What is being asked
Extract the first line through the line containing "width=113pt, minimum height=82pt]" from the listing below, exactly as written.
* Start *
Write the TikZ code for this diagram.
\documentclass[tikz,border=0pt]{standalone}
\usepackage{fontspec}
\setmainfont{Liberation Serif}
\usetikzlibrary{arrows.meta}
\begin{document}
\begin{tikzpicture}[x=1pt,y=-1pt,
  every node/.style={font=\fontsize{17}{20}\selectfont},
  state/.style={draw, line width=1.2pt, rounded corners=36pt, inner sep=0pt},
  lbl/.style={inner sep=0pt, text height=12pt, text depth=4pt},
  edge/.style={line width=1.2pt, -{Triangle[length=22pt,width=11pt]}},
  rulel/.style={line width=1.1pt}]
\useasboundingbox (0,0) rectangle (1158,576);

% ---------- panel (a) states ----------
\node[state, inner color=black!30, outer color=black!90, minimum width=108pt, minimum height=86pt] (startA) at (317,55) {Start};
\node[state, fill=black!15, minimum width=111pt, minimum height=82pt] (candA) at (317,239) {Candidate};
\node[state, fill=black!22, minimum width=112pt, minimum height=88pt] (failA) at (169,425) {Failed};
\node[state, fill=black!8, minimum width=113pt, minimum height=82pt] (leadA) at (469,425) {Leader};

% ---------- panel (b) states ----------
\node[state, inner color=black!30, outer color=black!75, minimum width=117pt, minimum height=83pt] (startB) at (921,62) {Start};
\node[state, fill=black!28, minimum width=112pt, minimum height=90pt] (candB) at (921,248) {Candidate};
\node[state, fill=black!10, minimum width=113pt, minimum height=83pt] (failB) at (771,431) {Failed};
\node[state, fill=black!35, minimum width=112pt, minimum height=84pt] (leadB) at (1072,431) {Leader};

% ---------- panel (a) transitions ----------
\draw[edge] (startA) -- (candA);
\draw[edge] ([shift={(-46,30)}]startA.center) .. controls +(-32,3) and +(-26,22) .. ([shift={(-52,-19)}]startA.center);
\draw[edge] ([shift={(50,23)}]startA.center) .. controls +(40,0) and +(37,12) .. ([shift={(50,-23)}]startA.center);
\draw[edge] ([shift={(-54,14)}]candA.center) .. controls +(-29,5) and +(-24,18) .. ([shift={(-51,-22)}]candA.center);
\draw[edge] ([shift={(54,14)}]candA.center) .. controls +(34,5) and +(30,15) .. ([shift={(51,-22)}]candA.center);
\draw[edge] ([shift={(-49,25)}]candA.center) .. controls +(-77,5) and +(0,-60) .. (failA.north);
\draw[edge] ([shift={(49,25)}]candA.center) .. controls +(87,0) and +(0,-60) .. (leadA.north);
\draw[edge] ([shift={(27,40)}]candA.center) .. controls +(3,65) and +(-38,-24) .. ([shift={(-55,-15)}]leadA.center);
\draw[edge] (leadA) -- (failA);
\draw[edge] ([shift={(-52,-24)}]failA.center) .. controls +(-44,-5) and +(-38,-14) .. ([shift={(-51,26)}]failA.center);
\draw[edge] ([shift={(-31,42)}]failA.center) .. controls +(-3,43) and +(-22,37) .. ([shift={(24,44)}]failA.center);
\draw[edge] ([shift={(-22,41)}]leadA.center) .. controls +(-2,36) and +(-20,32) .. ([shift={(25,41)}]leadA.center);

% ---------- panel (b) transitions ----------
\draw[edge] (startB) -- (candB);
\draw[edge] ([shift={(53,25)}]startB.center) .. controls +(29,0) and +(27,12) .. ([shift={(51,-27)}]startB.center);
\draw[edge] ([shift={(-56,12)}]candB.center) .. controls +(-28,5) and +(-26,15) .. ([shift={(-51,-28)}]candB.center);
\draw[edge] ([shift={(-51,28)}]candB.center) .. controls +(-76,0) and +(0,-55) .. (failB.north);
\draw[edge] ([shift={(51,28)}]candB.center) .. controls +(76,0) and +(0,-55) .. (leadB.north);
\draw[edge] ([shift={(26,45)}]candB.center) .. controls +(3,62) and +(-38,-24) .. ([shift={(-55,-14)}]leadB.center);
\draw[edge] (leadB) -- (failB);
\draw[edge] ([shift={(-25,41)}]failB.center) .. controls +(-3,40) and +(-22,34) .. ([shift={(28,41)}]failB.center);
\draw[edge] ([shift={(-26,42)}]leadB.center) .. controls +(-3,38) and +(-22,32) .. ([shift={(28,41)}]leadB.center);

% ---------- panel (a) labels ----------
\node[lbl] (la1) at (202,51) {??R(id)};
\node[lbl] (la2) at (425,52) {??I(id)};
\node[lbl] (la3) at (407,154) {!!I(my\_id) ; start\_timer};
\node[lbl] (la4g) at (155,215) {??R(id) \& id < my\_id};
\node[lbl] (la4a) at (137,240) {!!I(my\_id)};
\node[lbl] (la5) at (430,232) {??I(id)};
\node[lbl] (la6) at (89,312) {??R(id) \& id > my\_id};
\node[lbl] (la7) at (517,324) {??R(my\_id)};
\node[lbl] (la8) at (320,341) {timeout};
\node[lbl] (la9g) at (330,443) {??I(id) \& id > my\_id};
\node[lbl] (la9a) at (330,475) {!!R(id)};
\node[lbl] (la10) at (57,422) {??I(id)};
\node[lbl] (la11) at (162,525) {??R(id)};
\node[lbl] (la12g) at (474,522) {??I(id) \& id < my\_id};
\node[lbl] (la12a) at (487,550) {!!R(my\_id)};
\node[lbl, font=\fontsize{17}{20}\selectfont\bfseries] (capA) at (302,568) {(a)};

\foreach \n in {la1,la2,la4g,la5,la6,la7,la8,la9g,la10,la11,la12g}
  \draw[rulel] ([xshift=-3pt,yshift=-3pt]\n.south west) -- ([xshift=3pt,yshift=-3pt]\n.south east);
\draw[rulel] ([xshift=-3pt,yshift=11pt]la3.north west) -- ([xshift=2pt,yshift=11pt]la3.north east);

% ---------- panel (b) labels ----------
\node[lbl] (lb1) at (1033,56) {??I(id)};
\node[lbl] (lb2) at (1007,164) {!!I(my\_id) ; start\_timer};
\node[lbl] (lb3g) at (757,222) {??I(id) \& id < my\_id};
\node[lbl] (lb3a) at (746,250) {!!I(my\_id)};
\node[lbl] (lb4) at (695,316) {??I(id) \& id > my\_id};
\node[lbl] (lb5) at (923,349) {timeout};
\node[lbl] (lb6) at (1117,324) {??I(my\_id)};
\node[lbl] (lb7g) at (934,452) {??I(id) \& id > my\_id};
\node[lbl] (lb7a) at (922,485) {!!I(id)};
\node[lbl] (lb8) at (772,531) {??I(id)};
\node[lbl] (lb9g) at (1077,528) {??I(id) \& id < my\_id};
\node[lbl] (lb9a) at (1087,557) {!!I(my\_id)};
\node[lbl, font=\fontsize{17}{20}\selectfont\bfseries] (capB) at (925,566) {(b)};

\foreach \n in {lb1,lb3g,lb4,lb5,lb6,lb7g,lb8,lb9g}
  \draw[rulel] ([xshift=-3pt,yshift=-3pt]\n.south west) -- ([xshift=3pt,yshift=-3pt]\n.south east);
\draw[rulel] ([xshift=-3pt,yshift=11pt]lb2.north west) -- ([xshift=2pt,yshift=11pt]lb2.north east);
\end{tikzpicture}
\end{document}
* End *
Response to this task
Write the TikZ code for this diagram.
\documentclass[tikz,border=0pt]{standalone}
\usepackage{fontspec}
\setmainfont{Liberation Serif}
\usetikzlibrary{arrows.meta}
\begin{document}
\begin{tikzpicture}[x=1pt,y=-1pt,
  every node/.style={font=\fontsize{17}{20}\selectfont},
  state/.style={draw, line width=1.2pt, rounded corners=36pt, inner sep=0pt},
  lbl/.style={inner sep=0pt, text height=12pt, text depth=4pt},
  edge/.style={line width=1.2pt, -{Triangle[length=22pt,width=11pt]}},
  rulel/.style={line width=1.1pt}]
\useasboundingbox (0,0) rectangle (1158,576);

% ---------- panel (a) states ----------
\node[state, inner color=black!30, outer color=black!90, minimum width=108pt, minimum height=86pt] (startA) at (317,55) {Start};
\node[state, fill=black!15, minimum width=111pt, minimum height=82pt] (candA) at (317,239) {Candidate};
\node[state, fill=black!22, minimum width=112pt, minimum height=88pt] (failA) at (169,425) {Failed};
\node[state, fill=black!8, minimum width=113pt, minimum height=82pt] (leadA) at (469,425) {Leader};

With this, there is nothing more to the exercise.